Published online Dec 18, 2018. doi: 10.5312/wjo.v9.i12.285
Peer-review started: October 4, 2018
First decision: October 29, 2018
Revised: November 6, 2018
Accepted: December 10, 2018
Article in press: December 10, 2018
Published online: December 18, 2018
Time to discharge or in-hospital length of stay (LOS) has been shown to directly influence the total cost of joint arthroplasty when patients are discharged home. Since LOS is a modifiable cost factor, increased focus has been placed on implementing measures that aim to discharge patients from the hospital as soon as safely possible. The recent development of short stay pathways is a direct result of advancements in surgical, anesthetic and rehabilitation techniques. Traditional factors such as age, gender, comorbidities and perioperative complications have been studied extensively and influence LOS. Patient social, logistical and demographic factors are non-modifiable factors but potentially influence LOS.
The motivation behind this research was to further improve short stay pathways by evaluating non-traditional factors that potentially could influence LOS. Our hypothesis was that social, logistical and demographic factors influence LOS following total knee arthroplasty (TKA) in a short stay pathway.

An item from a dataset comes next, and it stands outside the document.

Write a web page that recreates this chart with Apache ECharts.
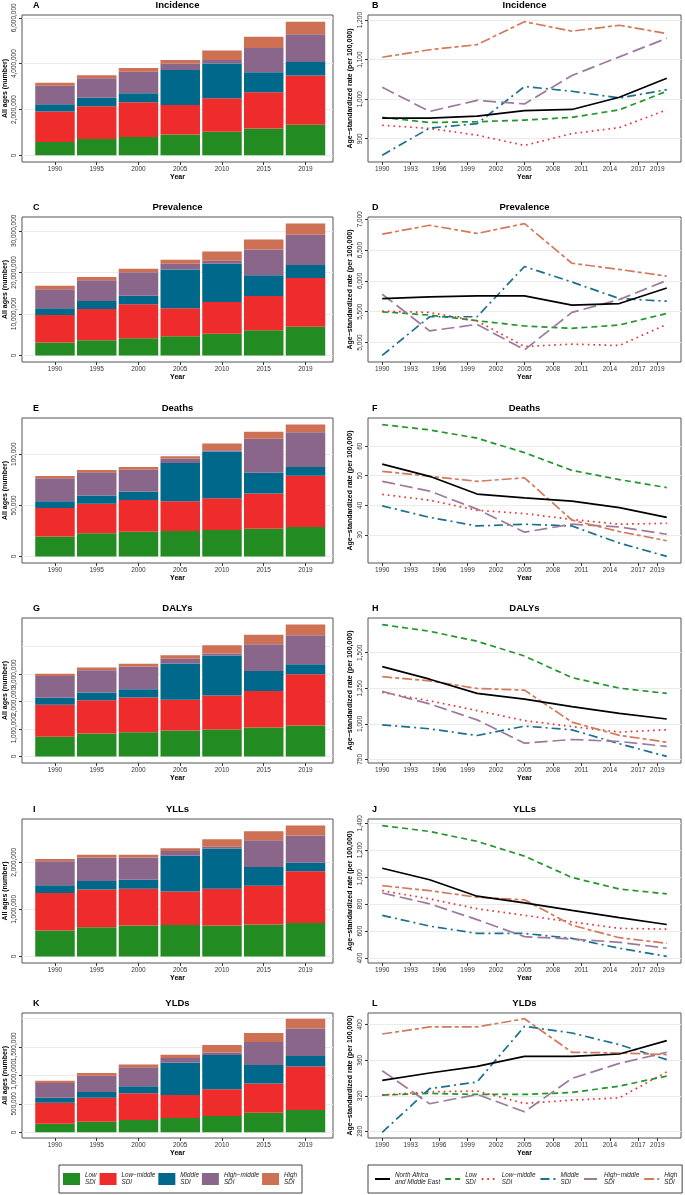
<!DOCTYPE html>
<html><head><meta charset="utf-8">
<script src="https://cdn.jsdelivr.net/npm/echarts@6/dist/echarts.min.js"></script>
<style>html,body{margin:0;padding:0;background:#fff}#c{width:685px;height:1195px}</style>
</head><body><div id="c"></div>
<script>
// ---------------- DATA ----------------
const barYears = ['1990','1995','2000','2005','2010','2015','2019'];
const rateYears = [1990,1995,2000,2005,2010,2015,2020];
const rateTicks = [1990,1993,1996,1999,2002,2005,2008,2011,2014,2017,2019];
const sdiGroups = ['Low SDI','Low−middle SDI','Middle SDI','High−middle SDI','High SDI'];
const rateGroups = ['North Africa and Middle East','Low SDI','Low−middle SDI','Middle SDI','High−middle SDI','High SDI'];
const measures = ['Incidence','Prevalence','Deaths','DALYs','YLLs','YLDs'];
const panelLetters = ['A','B','C','D','E','F','G','H','I','J','K','L'];

// counts (all ages), one row per SDI group: Low, Low-middle, Middle, High-middle, High
const countIncidence = [
  [580000, 710000, 800000, 910000, 1030000, 1170000, 1330000],
  [1330000,1430000,1520000,1290000,1460000,1580000,2150000],
  [320000, 370000, 390000, 1520000,1520000,870000, 590000],
  [810000, 850000, 940000, 290000, 150000, 1060000,1210000],
  [130000, 130000, 160000, 150000, 410000, 490000, 550000]
];
const countPrevalence = [
  [3100000, 3650000, 4130000, 4600000, 5240000, 6030000, 6900000],
  [6660000, 7540000, 8170000, 6750000, 7620000, 8260000, 11750000],
  [1590000, 1910000, 2070000, 9360000, 9200000, 5000000, 3100000],
  [4600000, 5000000, 5630000, 1350000, 720000, 6190000, 7300000],
  [800000, 790000, 870000, 960000, 2220000, 2460000, 2700000]
];
const countDeaths = [
  [19400, 22600, 24200, 24800, 25800, 27100, 28700],
  [28000, 29000, 31000, 29100, 31000, 34500, 50300],
  [6500, 8100, 8300, 37400, 45800, 20300, 8400],
  [22600, 22600, 21300, 4500, 1300, 33300, 34200],
  [2200, 2200, 2600, 2300, 6700, 6700, 7400]
];
const countDALYs = [
  [710000, 830000, 880000, 940000, 980000, 1050000, 1120000],
  [1170000,1210000,1260000,1120000,1230000,1330000,1870000],
  [250000, 280000, 300000, 1320000,1460000,720000, 360000],
  [790000, 810000, 830000, 170000, 70000, 980000, 1050000],
  [80000, 100000, 100000, 130000, 300000, 340000, 390000]
];
const countYLLs = [
  [550000, 620000, 660000, 670000, 660000, 680000, 710000],
  [800000, 800000, 780000, 710000, 780000, 820000, 1100000],
  [160000, 180000, 190000, 760000, 850000, 400000, 180000],
  [510000, 500000, 470000, 100000, 40000, 570000, 580000],
  [50000, 60000, 60000, 60000, 160000, 190000, 210000]
];
const countYLDs = [
  [151000, 186000, 215000, 250000, 285000, 343000, 390000],
  [366000, 419000, 471000, 407000, 471000, 512000, 767000],
  [88000, 104000, 122000, 570000, 599000, 325000, 180000],
  [261000, 285000, 332000, 75000, 45000, 407000, 483000],
  [41000, 47000, 50000, 58000, 130000, 157000, 174000]
];
const countTicksIncidence = [0, 2000000, 4000000, 6000000];
const countTicksPrevalence = [0, 10000000, 20000000, 30000000];
const countTicksDeaths = [0, 50000, 100000];
const countTicksDALYs = [0, 1000000, 2000000, 3000000, 4000000];
const countTicksYLLs = [0, 1000000, 2000000];
const countTicksYLDs = [0, 500000, 1000000, 1500000, 2000000];

// age-standardized rates (per 100,000): NAME, Low, Low-middle, Middle, High-middle, High
const rateIncidence = [
  [952, 952, 957, 971, 974, 1005, 1053],
  [954, 941, 943, 947, 954, 973, 1020],
  [934, 926, 909, 883, 913, 928, 973],
  [858, 927, 938, 1032, 1020, 1003, 1024],
  [1030, 969, 997, 988, 1060, 1107, 1154],
  [1106, 1125, 1138, 1196, 1172, 1187, 1166]
];
const ratePrevalence = [
  [5713, 5740, 5756, 5756, 5606, 5632, 5884],
  [5498, 5445, 5354, 5268, 5230, 5284, 5472],
  [5509, 5488, 5349, 4936, 4973, 4952, 5295],
  [4791, 5418, 5418, 6233, 5981, 5713, 5670],
  [5783, 5188, 5295, 4882, 5488, 5697, 6008],
  [6758, 6902, 6769, 6929, 6286, 6185, 6077]
];
const rateDeaths = [
  [53.9, 49.8, 43.8, 42.5, 41.4, 39.2, 35.9],
  [67.3, 65.5, 62.7, 57.8, 51.8, 48.7, 46.0],
  [43.7, 41.7, 38.3, 37.2, 35.2, 33.6, 33.9],
  [39.8, 35.9, 33.0, 33.6, 33.0, 27.2, 22.7],
  [48.1, 44.8, 38.7, 30.9, 33.6, 32.7, 30.2],
  [51.5, 49.8, 48.1, 49.3, 35.0, 31.1, 28.0]
];
const rateDALYs = [
  [1402, 1314, 1214, 1174, 1121, 1074, 1034],
  [1698, 1651, 1581, 1477, 1325, 1251, 1214],
  [1221, 1162, 1093, 1023, 981, 942, 958],
  [993, 965, 918, 984, 958, 860, 771],
  [1228, 1140, 1028, 864, 890, 876, 841],
  [1332, 1302, 1249, 1237, 1012, 919, 871]
];
const rateYLLs = [
  [1066, 981, 859, 810, 754, 700, 649],
  [1383, 1339, 1266, 1156, 998, 912, 876],
  [900, 839, 766, 717, 668, 620, 615],
  [717, 637, 583, 583, 546, 473, 412],
  [883, 802, 685, 559, 541, 517, 473],
  [937, 900, 851, 832, 644, 551, 510]
];
const rateYLDs = [
  [337.4, 345.6, 353.1, 364.4, 364.4, 367.0, 382.0],
  [320.8, 322.6, 321.5, 321.5, 323.7, 330.9, 342.2],
  [320.8, 324.5, 325.3, 311.4, 315.1, 317.7, 346.9],
  [278.9, 328.0, 335.5, 398.1, 390.6, 377.5, 360.6],
  [348.2, 311.0, 321.5, 302.0, 339.5, 356.4, 368.9],
  [389.5, 397.4, 397.4, 406.7, 368.9, 368.1, 366.3]
];
const rateTicksIncidence = [900, 1000, 1100, 1200];
const rateTicksPrevalence = [5000, 5500, 6000, 6500, 7000];
const rateTicksDeaths = [30, 40, 50, 60];
const rateTicksDALYs = [750, 1000, 1250, 1500];
const rateTicksYLLs = [400, 600, 800, 1000, 1200, 1400];
const rateTicksYLDs = [280, 320, 360, 400];

// ---------------- STYLE / LAYOUT ----------------
const countSets = [countIncidence, countPrevalence, countDeaths, countDALYs, countYLLs, countYLDs];
const countTickSets = [countTicksIncidence, countTicksPrevalence, countTicksDeaths, countTicksDALYs, countTicksYLLs, countTicksYLDs];
const rateSets = [rateIncidence, ratePrevalence, rateDeaths, rateDALYs, rateYLLs, rateYLDs];
const rateTickSets = [rateTicksIncidence, rateTicksPrevalence, rateTicksDeaths, rateTicksDALYs, rateTicksYLLs, rateTicksYLDs];

const FONT = '"Liberation Sans", Arial, Helvetica, sans-serif';
const barColors = ['#228B22', '#EE2C2C', '#00688B', '#8B668B', '#CD7054'];
const lineColors = ['#000000', '#23962B', '#EE2C2C', '#19708F', '#9C7A9C', '#D47A5C'];
const lineTypes = ['solid', [6, 4], [1.6, 4], [9, 4, 2, 4], [13, 5], [10, 3, 4, 3]];
const rowTop = [15, 217, 418, 618, 819, 1013];
const rowBottom = [162, 362, 563, 763, 963, 1138];
const LEFT = {x: 22, w: 311}, RIGHT = {x: 368, w: 313};

const fmt = v => Math.round(v).toString().replace(/\B(?=(\d{3})+(?!\d))/g, ',');
const tickLabel = {color: '#333', fontFamily: FONT, fontSize: 6.5, hideOverlap: false};
const nameStyle = {color: '#000', fontFamily: FONT, fontSize: 7, fontWeight: 'bold'};

const grid = [], xAxis = [], yAxis = [], series = [], graphic = [];

for (let r = 0; r < 6; r++) {
  const top = rowTop[r], h = rowBottom[r] - rowTop[r];
  const gcommon = {top, height: h, show: true, borderColor: '#555', borderWidth: 1, backgroundColor: '#fff', containLabel: false, outerBoundsMode: 'none'};
  grid.push(Object.assign({left: LEFT.x, width: LEFT.w}, gcommon));
  grid.push(Object.assign({left: RIGHT.x, width: RIGHT.w}, gcommon));
  const gb = 2 * r, gl = 2 * r + 1;

  // ---- bar panel ----
  const sets = countSets[r];
  const totals = barYears.map((_, i) => sets.reduce((s, a) => s + a[i], 0));
  const tmax = Math.max(...totals);
  const idx = barYears.map((_, i) => i);
  xAxis.push({
    gridIndex: gb, type: 'value', min: -0.79, max: 6.659,
    name: 'Year', nameLocation: 'middle', nameGap: 11.5, nameTextStyle: nameStyle,
    axisLine: {show: false, onZero: false}, splitLine: {show: false},
    axisTick: {show: true, length: 3, customValues: idx, lineStyle: {color: '#333', width: 1}},
    axisLabel: Object.assign({customValues: idx, margin: 4, formatter: v => barYears[Math.round(v)]}, tickLabel)
  });
  yAxis.push({
    gridIndex: gb, type: 'value', min: -0.05 * tmax, max: 1.05 * tmax,
    name: 'All ages (number)', nameLocation: 'middle', nameRotate: 90, nameGap: 13.5, nameTextStyle: nameStyle,
    axisLine: {show: false, onZero: false},
    splitLine: {show: true, lineStyle: {color: '#EBEBEB', width: 1}},
    axisTick: {show: true, length: 3, customValues: countTickSets[r], lineStyle: {color: '#333', width: 1}},
    axisLabel: Object.assign({customValues: countTickSets[r], rotate: 90, margin: 4, formatter: fmt}, tickLabel)
  });
  sets.forEach((vals, g) => {
    series.push({
      type: 'bar', name: sdiGroups[g], xAxisIndex: gb, yAxisIndex: gb, stack: 'counts' + r,
      dimensions: ['count', 'pos'], encode: {x: 'pos', y: 'count'},
      barWidth: 39.5, itemStyle: {color: barColors[g]}, silent: true, animation: false,
      data: vals.map((v, i) => [v, i])
    });
  });

  // ---- line panel ----
  const rs = rateSets[r];
  const all = rs.flat();
  const lo = Math.min(...all), hi = Math.max(...all), pad = 0.05 * (hi - lo);
  xAxis.push({
    gridIndex: gl, type: 'value', min: 1988.5, max: 2021.5,
    name: 'Year', nameLocation: 'middle', nameGap: 11.5, nameTextStyle: nameStyle,
    axisLine: {show: false, onZero: false}, splitLine: {show: false},
    axisTick: {show: true, length: 3, customValues: rateTicks, lineStyle: {color: '#333', width: 1}},
    axisLabel: Object.assign({customValues: rateTicks, margin: 4, formatter: v => String(v)}, tickLabel)
  });
  yAxis.push({
    gridIndex: gl, type: 'value', min: lo - pad, max: hi + pad,
    name: 'Age−standardized rate (per 100,000)', nameLocation: 'middle', nameRotate: 90, nameGap: 14.5, nameTextStyle: nameStyle,
    axisLine: {show: false, onZero: false},
    splitLine: {show: true, lineStyle: {color: '#EBEBEB', width: 1}},
    axisTick: {show: true, length: 3, customValues: rateTickSets[r], lineStyle: {color: '#333', width: 1}},
    axisLabel: Object.assign({customValues: rateTickSets[r], rotate: 90, margin: 4, formatter: fmt}, tickLabel)
  });
  rs.forEach((vals, g) => {
    series.push({
      type: 'line', name: 'rate:' + rateGroups[g], xAxisIndex: gl, yAxisIndex: gl,
      symbol: 'none', silent: true, animation: false, z: 3 + (g === 0 ? 1 : 0),
      lineStyle: {color: lineColors[g], width: 1.7, type: lineTypes[g]},
      itemStyle: {color: lineColors[g]},
      data: vals.map((v, i) => [rateYears[i], v])
    });
  });

  // ---- titles ----
  const ty = top - 9.5;
  const tfont = 'bold 9.5px ' + FONT;
  graphic.push({type: 'text', x: LEFT.x + LEFT.w / 2, y: ty, style: {text: measures[r], font: tfont, fill: '#000', textAlign: 'center', textVerticalAlign: 'middle'}});
  graphic.push({type: 'text', x: RIGHT.x + RIGHT.w / 2, y: ty, style: {text: measures[r], font: tfont, fill: '#000', textAlign: 'center', textVerticalAlign: 'middle'}});
  graphic.push({type: 'text', x: 33, y: ty, style: {text: panelLetters[2 * r], font: 'bold 9px ' + FONT, fill: '#000', textAlign: 'left', textVerticalAlign: 'middle'}});
  graphic.push({type: 'text', x: 372, y: ty, style: {text: panelLetters[2 * r + 1], font: 'bold 9px ' + FONT, fill: '#000', textAlign: 'left', textVerticalAlign: 'middle'}});
}

const legendText = {fontFamily: FONT, fontSize: 6.3, fontStyle: 'italic', color: '#222', lineHeight: 7};
const legend = [
  {
    data: sdiGroups, left: 59, top: 1165, orient: 'horizontal', icon: 'rect',
    itemWidth: 17, itemHeight: 12, itemGap: 3, padding: [7, 5, 7, 4],
    borderColor: '#444', borderWidth: 1, selectedMode: false,
    formatter: n => n.replace(' SDI', '\nSDI'), textStyle: legendText
  },
  {
    data: rateGroups.map(n => 'rate:' + n), left: 368, top: 1165, width: 330, orient: 'horizontal',
    itemWidth: 15, itemHeight: 10, itemGap: 4, padding: [7, 5, 7, 6],
    borderColor: '#444', borderWidth: 1, selectedMode: false,
    itemStyle: {opacity: 0, borderWidth: 0},
    lineStyle: {opacity: 1},
    formatter: n => n.slice(5).replace(' and ', '\nand ').replace(' SDI', '\nSDI'), textStyle: legendText
  }
];

const chart = echarts.init(document.getElementById('c'), null, {renderer: 'canvas', width: 685, height: 1195});
chart.setOption({
  animation: false, backgroundColor: '#fff',
  textStyle: {fontFamily: FONT},
  grid, xAxis, yAxis, series, legend, graphic
});
</script></body></html>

The primary purpose of this study was to assess the influence of social, logistical and demographic factors on time to discharge in a short stay pathway following TKA. The findings from this study may further enhance preoperative and perioperative risk stratification models that already incorporate patient characteristics and perioperative surgical factors but neglect other potentially influential variables.
A retrospective chart review was performed for a consecutive series of 806 elective primary TKA’s performed at a single specialty hospital from January 2016 to December 2016. Potential variables associated with increased hospital LOS were obtained from patient medical records. These included age, gender, race, zip code, body mass index (BMI), number of pre-operative medications used, number of narcotic medications used, number of patient reported allergies (PRA), simultaneous bilateral surgery, tobacco use, marital status, living arrangements, distance traveled for surgery, employment history, surgical day of the week, procedure end time and whether the surgery was performed during a major holiday week. Thanksgiving, Christmas and New Year’s Eve were the major holidays included in the study. Baseline demographics, surgical factors, and social factors were summarized by mean (± SD) for continuous factors or by count and percentages for categorical factors in order to characterize the study population. Multivariate regression analysis was performed to determine the contribution of demographic, logistical and social factors on LOS.
Patients were discharged at a median of 49 h (post-operative day two). Six factors increased LOS: Simultaneous bilateral TKA, female gender, age, patient-reported allergies, later procedure end-times, and Black or African American patients. Decreased LOS was found in married patients and TKA’s performed during holiday weeks. Non-significant factors included: BMI, median income, patient’s living arrangement, smoking status, number of medications taken, use of pre-operative pain medications, distance traveled to hospital, and the day of surgery.
The cost of TKA is dependent upon LOS, which is affected by multiple factors. The clinical care team should acknowledge socio-demographic factors to further optimize short stay pathways and decrease LOS.
In an effort to decrease post-operative LOS, many institutions continue to develop optimal discharge pathways following TKA. Since LOS is dependent upon many variables, we sought to define which social, logistical and demographic factors influence LOS in TKA. Six factors were found to increase LOS in a short stay pathway: Age, gender, Black or African American race, simultaneous bilateral TKA, later procedure end times and number of PRA’s. Two factors decreased LOS: Patient being married and surgery during a major public holiday week. While none of the patient specific factors (e.g., age, race, gender, marital status, socioeconomic status, and PRA’s) are modifiable by the clinician, we do have the ability to optimize surgical schedule and allocation of resources. When refining predictive models for LOS, in addition to considering known clinical factors, the care team should also appreciate the extent that social, demographic and logistical factors influence LOS.